Compare
Business financing options, side by side
The right financing product depends on three things: how fast you need the money, how much it costs, and what you can qualify for. Bank and SBA loans are cheapest but slowest and hardest to qualify for. Merchant cash advances and factoring are fast and accessible but cost more. The table below lays out the tradeoffs directly.
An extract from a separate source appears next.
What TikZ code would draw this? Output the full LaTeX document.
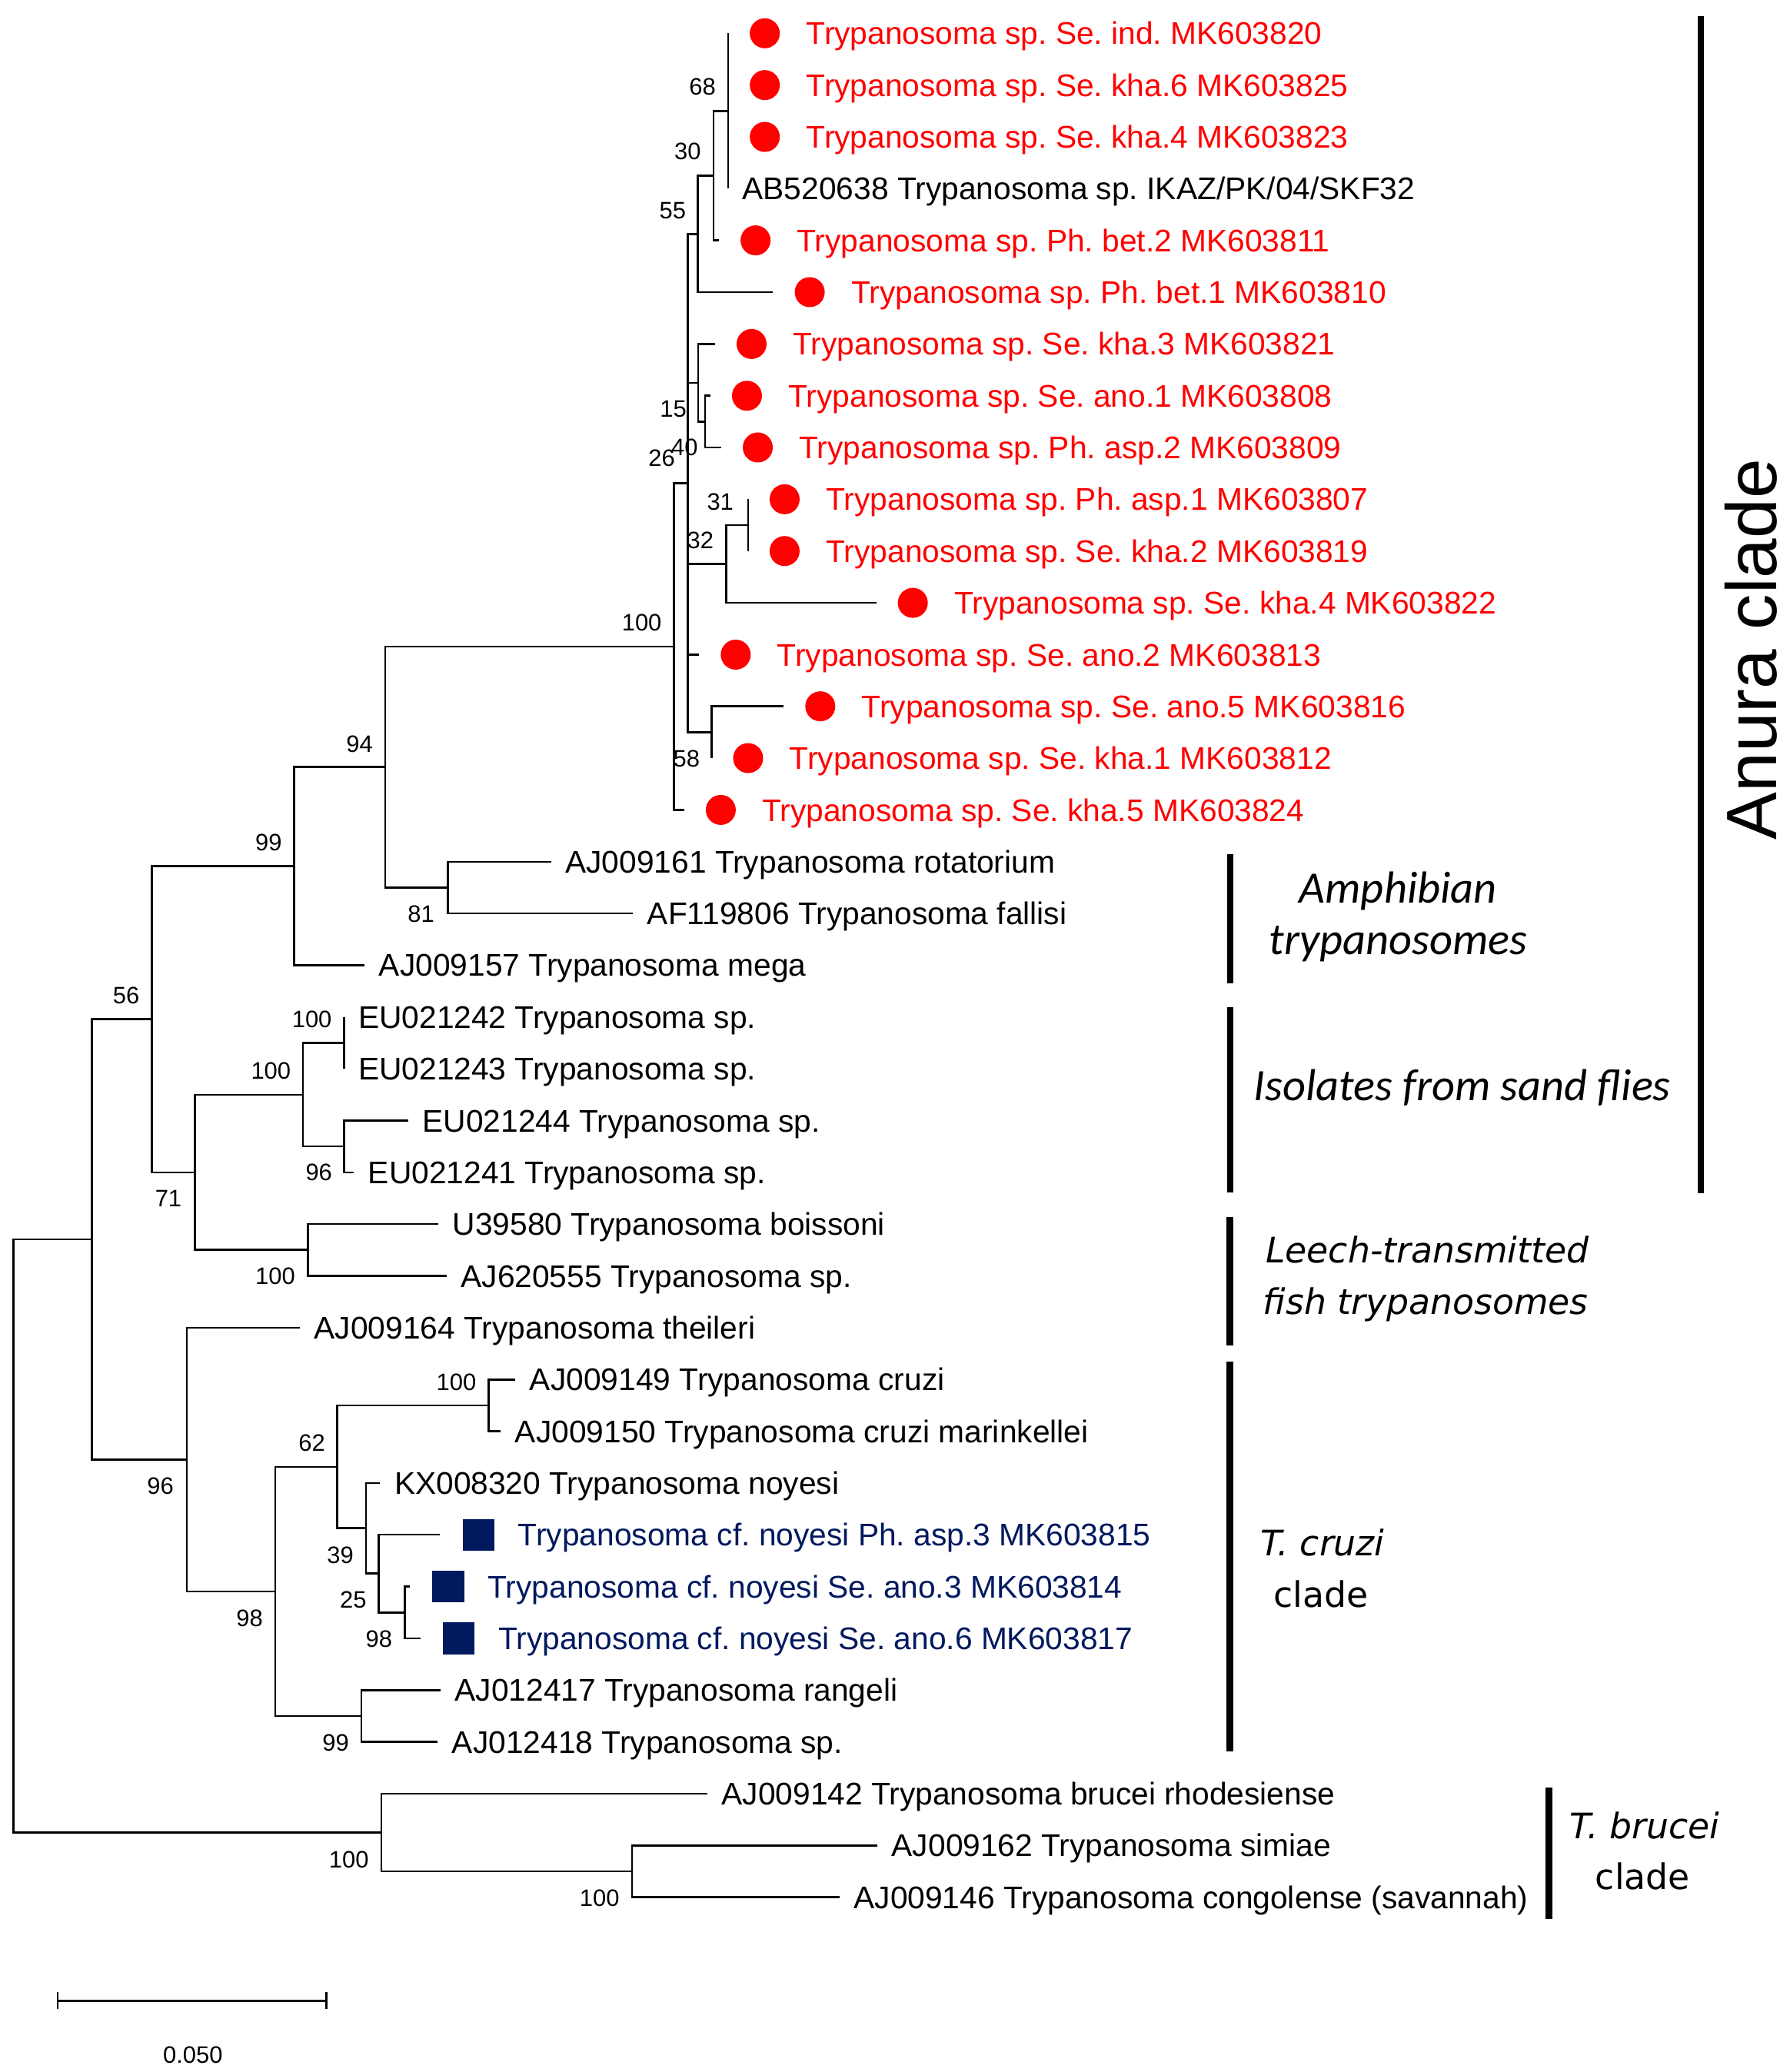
\documentclass[tikz,border=0pt]{standalone}
\usepackage{fontspec}
\setmainfont{Liberation Sans}
\newfontfamily\calfont{Carlito}
\newfontfamily\verfont{DejaVu Sans}
\usetikzlibrary{arrows.meta}
\definecolor{sqblue}{RGB}{0,25,95}
\newcommand{\tipfont}{\fontsize{11.85pt}{14pt}\selectfont}
\newcommand{\bootfont}{\fontsize{9pt}{10.8pt}\selectfont}
\frenchspacing

\tikzstyle{brline}=[line width=0.75pt]
\tikzstyle{cladebar}=[line width=2.45pt]
\tikzstyle{leaf}=[anchor=west, inner sep=0pt, text height=8.48pt, text depth=0pt, font=\tipfont]
\tikzstyle{plainleaf}=[leaf, xshift=5.2pt]
\tikzstyle{redleaf}=[leaf, text=red, xshift=29.35pt]
\tikzstyle{blueleaf}=[leaf, text=sqblue, xshift=29.35pt]
\tikzstyle{reddot}=[circle, fill=red, inner sep=0pt, minimum size=11.35pt, xshift=13.85pt]
\tikzstyle{bluesq}=[rectangle, fill=sqblue, inner sep=0pt, minimum size=12pt, xshift=14.6pt]
\tikzstyle{bootlab}=[inner sep=0pt, text height=6.44pt, text depth=0pt, font=\bootfont]
\tikzstyle{grp}=[anchor=base, inner sep=0pt, font=\calfont\itshape\fontsize{17pt}{20pt}\selectfont]
\tikzstyle{grpv}=[anchor=base, inner sep=0pt, font=\verfont\fontsize{13.3pt}{16pt}\selectfont]

\begin{document}
\begin{tikzpicture}[x=0.5pt, y=-0.5pt]
	\useasboundingbox (0,0) rectangle (1354,1568);
	\fill[white] (0,0) rectangle (1354,1568);

	% inner nodes
	\coordinate (root)  at (10.2,1162.3);
	\coordinate (n69)   at (69.4,937.9);
	\coordinate (n56)   at (115,771.3);
	\coordinate (n99a)  at (222.6,655.4);
	\coordinate (n94)   at (291.5,580.4);
	\coordinate (n100a) at (510,489.2);
	\coordinate (n26)   at (520.5,365.6);
	\coordinate (n55)   at (528,177.0);
	\coordinate (n30)   at (540,133.0);
	\coordinate (n68)   at (551,84.0);
	\coordinate (n15)   at (528.3,289.7);
	\coordinate (n40)   at (533.5,319.1);
	\coordinate (n32)   at (549.6,426.8);
	\coordinate (n31)   at (566,397.4);
	\coordinate (n58)   at (538.4,554.1);
	\coordinate (n81)   at (339,671.7);
	\coordinate (n71)   at (147.6,887.2);
	\coordinate (n100b) at (229.3,828.4);
	\coordinate (n100c) at (260.4,789.2);
	\coordinate (n96a)  at (260.4,867.6);
	\coordinate (n100d) at (233,945.9);
	\coordinate (n96b)  at (141.3,1104.5);
	\coordinate (n98a)  at (208.2,1204.3);
	\coordinate (n62)   at (255,1110.0);
	\coordinate (n100e) at (369.7,1063.5);
	\coordinate (n39)   at (277,1156.5);
	\coordinate (n25)   at (286.7,1190.8);
	\coordinate (n98b)  at (306.4,1220.2);
	\coordinate (n99b)  at (273.4,1298.6);
	\coordinate (n100f) at (288.5,1386.7);
	\coordinate (n100g) at (478.2,1416.1);

	% leaves
	\coordinate (t1)  at (551,25.2);
	\coordinate (t2)  at (551,64.4);
	\coordinate (t3)  at (551,103.6);
	\coordinate (t4)  at (551,142.7);
	\coordinate (t5)  at (544,181.9);
	\coordinate (t6)  at (585,221.1);
	\coordinate (t7)  at (541,260.3);
	\coordinate (t8)  at (537.5,299.5);
	\coordinate (t9)  at (545.7,338.6);
	\coordinate (t10) at (566,377.8);
	\coordinate (t11) at (566,417.0);
	\coordinate (t12) at (663,456.2);
	\coordinate (t13) at (529,495.4);
	\coordinate (t14) at (593,534.5);
	\coordinate (t15) at (538.4,573.7);
	\coordinate (t16) at (517.7,612.9);
	\coordinate (t17) at (417,652.1);
	\coordinate (t18) at (479,691.3);
	\coordinate (t19) at (276,730.4);
	\coordinate (t20) at (260.4,769.6);
	\coordinate (t21) at (260.4,808.8);
	\coordinate (t22) at (309,848.0);
	\coordinate (t23) at (267.8,887.2);
	\coordinate (t24) at (331.7,926.3);
	\coordinate (t25) at (338,965.5);
	\coordinate (t26) at (227,1004.7);
	\coordinate (t27) at (390,1043.9);
	\coordinate (t28) at (379,1083.1);
	\coordinate (t29) at (287.7,1122.2);
	\coordinate (t30) at (333,1161.4);
	\coordinate (t31) at (310,1200.6);
	\coordinate (t32) at (318,1239.8);
	\coordinate (t33) at (333.4,1279.0);
	\coordinate (t34) at (331.3,1318.1);
	\coordinate (t35) at (535.3,1357.3);
	\coordinate (t36) at (664,1396.5);
	\coordinate (t37) at (635.3,1435.7);

	\draw[brline] (root) |- (n69) (root) |- (n100f);
	\draw[brline] (n69) |- (n56) (n69) |- (n96b);
	\draw[brline] (n56) |- (n99a) (n56) |- (n71);
	\draw[brline] (n99a) |- (n94) (n99a) |- (t19);
	\draw[brline] (n94) |- (n100a) (n94) |- (n81);
	\draw[brline] (n100a) |- (n26) (n100a) |- (t16);
	\draw[brline] (n26) |- (n55) (n26) |- (n15) (n26) |- (n32) (n26) |- (t13) (n26) |- (n58);
	\draw[brline] (n55) |- (n30) (n55) |- (t6);
	\draw[brline] (n30) |- (n68) (n30) |- (t5);
	\draw[brline] (t1) -- (t4);
	\draw[brline] (n15) |- (t7) (n15) |- (n40);
	\draw[brline] (n40) |- (t8) (n40) |- (t9);
	\draw[brline] (n32) |- (n31) (n32) |- (t12);
	\draw[brline] (t10) -- (t11);
	\draw[brline] (n58) |- (t14) (n58) |- (t15);
	\draw[brline] (n81) |- (t17) (n81) |- (t18);
	\draw[brline] (n71) |- (n100b) (n71) |- (n100d);
	\draw[brline] (n100b) |- (n100c) (n100b) |- (n96a);
	\draw[brline] (t20) -- (t21);
	\draw[brline] (n96a) |- (t22) (n96a) |- (t23);
	\draw[brline] (n100d) |- (t24) (n100d) |- (t25);
	\draw[brline] (n96b) |- (t26) (n96b) |- (n98a);
	\draw[brline] (n98a) |- (n62) (n98a) |- (n99b);
	\draw[brline] (n62) |- (n100e) (n62) |- (n39);
	\draw[brline] (n100e) |- (t27) (n100e) |- (t28);
	\draw[brline] (n39) |- (t29) (n39) |- (n25);
	\draw[brline] (n25) |- (t30) (n25) |- (n98b);
	\draw[brline] (n98b) |- (t31) (n98b) |- (t32);
	\draw[brline] (n99b) |- (t33) (n99b) |- (t34);
	\draw[brline] (n100f) |- (t35) (n100f) |- (n100g);
	\draw[brline] (n100g) |- (t36) (n100g) |- (t37);

	\node [reddot] (m1) at (t1) {};
	\node [redleaf] (l1) at (t1) {Trypanosoma sp. Se. ind. MK603820};
	\node [reddot] (m2) at (t2) {};
	\node [redleaf] (l2) at (t2) {Trypanosoma sp. Se. kha.6 MK603825};
	\node [reddot] (m3) at (t3) {};
	\node [redleaf] (l3) at (t3) {Trypanosoma sp. Se. kha.4 MK603823};
	\node [plainleaf] (l4) at (t4) {AB520638 Trypanosoma sp. IKAZ/PK/04/SKF32};
	\node [reddot] (m5) at (t5) {};
	\node [redleaf] (l5) at (t5) {Trypanosoma sp. Ph. bet.2 MK603811};
	\node [reddot] (m6) at (t6) {};
	\node [redleaf] (l6) at (t6) {Trypanosoma sp. Ph. bet.1 MK603810};
	\node [reddot] (m7) at (t7) {};
	\node [redleaf] (l7) at (t7) {Trypanosoma sp. Se. kha.3 MK603821};
	\node [reddot] (m8) at (t8) {};
	\node [redleaf] (l8) at (t8) {Trypanosoma sp. Se. ano.1 MK603808};
	\node [reddot] (m9) at (t9) {};
	\node [redleaf] (l9) at (t9) {Trypanosoma sp. Ph. asp.2 MK603809};
	\node [reddot] (m10) at (t10) {};
	\node [redleaf] (l10) at (t10) {Trypanosoma sp. Ph. asp.1 MK603807};
	\node [reddot] (m11) at (t11) {};
	\node [redleaf] (l11) at (t11) {Trypanosoma sp. Se. kha.2 MK603819};
	\node [reddot] (m12) at (t12) {};
	\node [redleaf] (l12) at (t12) {Trypanosoma sp. Se. kha.4 MK603822};
	\node [reddot] (m13) at (t13) {};
	\node [redleaf] (l13) at (t13) {Trypanosoma sp. Se. ano.2 MK603813};
	\node [reddot] (m14) at (t14) {};
	\node [redleaf] (l14) at (t14) {Trypanosoma sp. Se. ano.5 MK603816};
	\node [reddot] (m15) at (t15) {};
	\node [redleaf] (l15) at (t15) {Trypanosoma sp. Se. kha.1 MK603812};
	\node [reddot] (m16) at (t16) {};
	\node [redleaf] (l16) at (t16) {Trypanosoma sp. Se. kha.5 MK603824};
	\node [plainleaf] (l17) at (t17) {AJ009161 Trypanosoma rotatorium};
	\node [plainleaf] (l18) at (t18) {AF119806 Trypanosoma fallisi};
	\node [plainleaf] (l19) at (t19) {AJ009157 Trypanosoma mega};
	\node [plainleaf] (l20) at (t20) {EU021242 Trypanosoma sp.};
	\node [plainleaf] (l21) at (t21) {EU021243 Trypanosoma sp.};
	\node [plainleaf] (l22) at (t22) {EU021244 Trypanosoma sp.};
	\node [plainleaf] (l23) at (t23) {EU021241 Trypanosoma sp.};
	\node [plainleaf] (l24) at (t24) {U39580 Trypanosoma boissoni};
	\node [plainleaf] (l25) at (t25) {AJ620555 Trypanosoma sp.};
	\node [plainleaf] (l26) at (t26) {AJ009164 Trypanosoma theileri};
	\node [plainleaf] (l27) at (t27) {AJ009149 Trypanosoma cruzi};
	\node [plainleaf] (l28) at (t28) {AJ009150 Trypanosoma cruzi marinkellei};
	\node [plainleaf] (l29) at (t29) {KX008320 Trypanosoma noyesi};
	\node [bluesq] (m30) at (t30) {};
	\node [blueleaf] (l30) at (t30) {Trypanosoma cf. noyesi Ph. asp.3 MK603815};
	\node [bluesq] (m31) at (t31) {};
	\node [blueleaf] (l31) at (t31) {Trypanosoma cf. noyesi Se. ano.3 MK603814};
	\node [bluesq] (m32) at (t32) {};
	\node [blueleaf] (l32) at (t32) {Trypanosoma cf. noyesi Se. ano.6 MK603817};
	\node [plainleaf] (l33) at (t33) {AJ012417 Trypanosoma rangeli};
	\node [plainleaf] (l34) at (t34) {AJ012418 Trypanosoma sp.};
	\node [plainleaf] (l35) at (t35) {AJ009142 Trypanosoma brucei rhodesiense};
	\node [plainleaf] (l36) at (t36) {AJ009162 Trypanosoma simiae};
	\node [plainleaf] (l37) at (t37) {AJ009146 Trypanosoma congolense (savannah)};

	% bootstrap values
	\node [bootlab] (b68)   at (531.6,65.4)  {68};
	\node [bootlab] (b30)   at (520.4,114.4) {30};
	\node [bootlab] (b55)   at (509,159)     {55};
	\node [bootlab] (b15)   at (509.4,309.2) {15};
	\node [bootlab] (b26)   at (500.7,346.5) {26};
	\node [bootlab] (b40)   at (518,338.3)   {40};
	\node [bootlab] (b31)   at (545,379.5)   {31};
	\node [bootlab] (b32)   at (530,408.6)   {32};
	\node [bootlab] (b58)   at (519.5,574)   {58};
	\node [bootlab] (b100a) at (485.6,470.8) {100};
	\node [bootlab] (b94)   at (272,562.7)   {94};
	\node [bootlab] (b99a)  at (203.3,637.3) {99};
	\node [bootlab] (b81)   at (318.6,691.3) {81};
	\node [bootlab] (b56)   at (95.5,753.2)  {56};
	\node [bootlab] (b100b) at (236,771.3)   {100};
	\node [bootlab] (b100c) at (205,810.4)   {100};
	\node [bootlab] (b96a)  at (241.3,887)   {96};
	\node [bootlab] (b71)   at (127.4,906.8) {71};
	\node [bootlab] (b100d) at (208.3,965.5) {100};
	\node [bootlab] (b96b)  at (121.4,1124.5) {96};
	\node [bootlab] (b100e) at (345.3,1045.7) {100};
	\node [bootlab] (b62)   at (236,1091.5)  {62};
	\node [bootlab] (b39)   at (257.5,1176.4) {39};
	\node [bootlab] (b25)   at (267.3,1210.5) {25};
	\node [bootlab] (b98a)  at (286.7,1240.2) {98};
	\node [bootlab] (b98b)  at (188.9,1224.3) {98};
	\node [bootlab] (b99b)  at (254,1318.8)  {99};
	\node [bootlab] (b100f) at (264,1406.8)  {100};
	\node [bootlab] (b100g) at (453.7,1436)  {100};

	% clade bars
	\coordinate (anuraA)  at (1287,12);
	\coordinate (anuraB)  at (1287,903);
	\coordinate (amphA)   at (931,646.5);
	\coordinate (amphB)   at (931,744);
	\coordinate (sandA)   at (931,762);
	\coordinate (sandB)   at (931,902.4);
	\coordinate (leechA)  at (930.5,921);
	\coordinate (leechB)  at (930.5,1018);
	\coordinate (cruziA)  at (930.5,1030.4);
	\coordinate (cruziB)  at (930.5,1325.5);
	\coordinate (bruceiA) at (1172,1352.6);
	\coordinate (bruceiB) at (1172,1452);
	\draw[cladebar] (anuraA) -- (anuraB);
	\draw[cladebar] (amphA) -- (amphB);
	\draw[cladebar] (sandA) -- (sandB);
	\draw[cladebar] (leechA) -- (leechB);
	\draw[cladebar] (cruziA) -- (cruziB);
	\draw[cladebar] (bruceiA) -- (bruceiB);

	\node [rotate=90, anchor=base, inner sep=0pt, font=\fontsize{27pt}{32pt}\selectfont] (anura) at (1344,491.5) {Anura clade};
	\node [grp] (amph1) at (1058,683.4) {Amphibian};
	\node [grp] (amph2) at (1058,722.2) {trypanosomes};
	\node [grp] (sand) at (1106.5,832.7) {Isolates from sand flies};
	\node [grpv] (leech1) at (1080,955.5) {\itshape Leech-transmitted};
	\node [grpv] (leech2) at (1078.8,994.7) {\itshape fish trypanosomes};
	\node [grpv] (cruzi1) at (1000.7,1177.4) {\itshape T. cruzi};
	\node [grpv] (cruzi2) at (999.5,1216) {clade};
	\node [grpv] (brucei1) at (1244.4,1391.5) {\itshape T. brucei};
	\node [grpv] (brucei2) at (1243,1430) {clade};

	% scale bar
	\coordinate (sbL) at (42.8,1514);
	\coordinate (sbR) at (247.7,1514);
	\draw[brline, arrows={Bar[width=6.5pt]-Bar[width=6.5pt]}] (sbL) -- (sbR);
	\node [bootlab] (sblab) at (145.9,1554.9) {0.050};
\end{tikzpicture}
\end{document}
| Product | Speed to funding | How cost is set | What you need to qualify | Best for |
|---|---|---|---|---|
| Merchant Cash Advance | Days | Factor rate, typically 1.1–1.5 | Strong daily sales; credit and collateral matter less | Fast capital when a bank loan is out of reach |
| Invoice Factoring | 24–48 hours after setup | 1–5% fee per 30 days (~2.5% avg) | B2B invoices; customers' credit matters most | Bridging slow net-30 to net-90 receivables |
| Commercial Real Estate Loan | Weeks | Interest rate; priced on DSCR and LTV | Qualifying property; DSCR ~1.20–1.35x | Planned property purchase or refinance |
| SBA Loan | Weeks to months | Interest rate; partially government-guaranteed | Established business meeting SBA criteria | Lowest-cost option for those who qualify |
| Business Line of Credit | Days to weeks | Interest on the drawn balance only | Revenue history; varies by lender | Recurring or unpredictable short-term needs |
Figures are dated industry references verified 2026-05-22. SBA and line-of-credit guides are in progress; see each published guide for full sourcing.
How to read this
There is no single best financing product — only the best fit for a specific situation. A business that can wait and qualifies for an SBA loan should almost always take it over a faster, costlier option. A business that needs capital this week, or cannot meet bank criteria, is choosing among the faster products on their own merits. Start from your real constraints, not from whichever product you heard of first.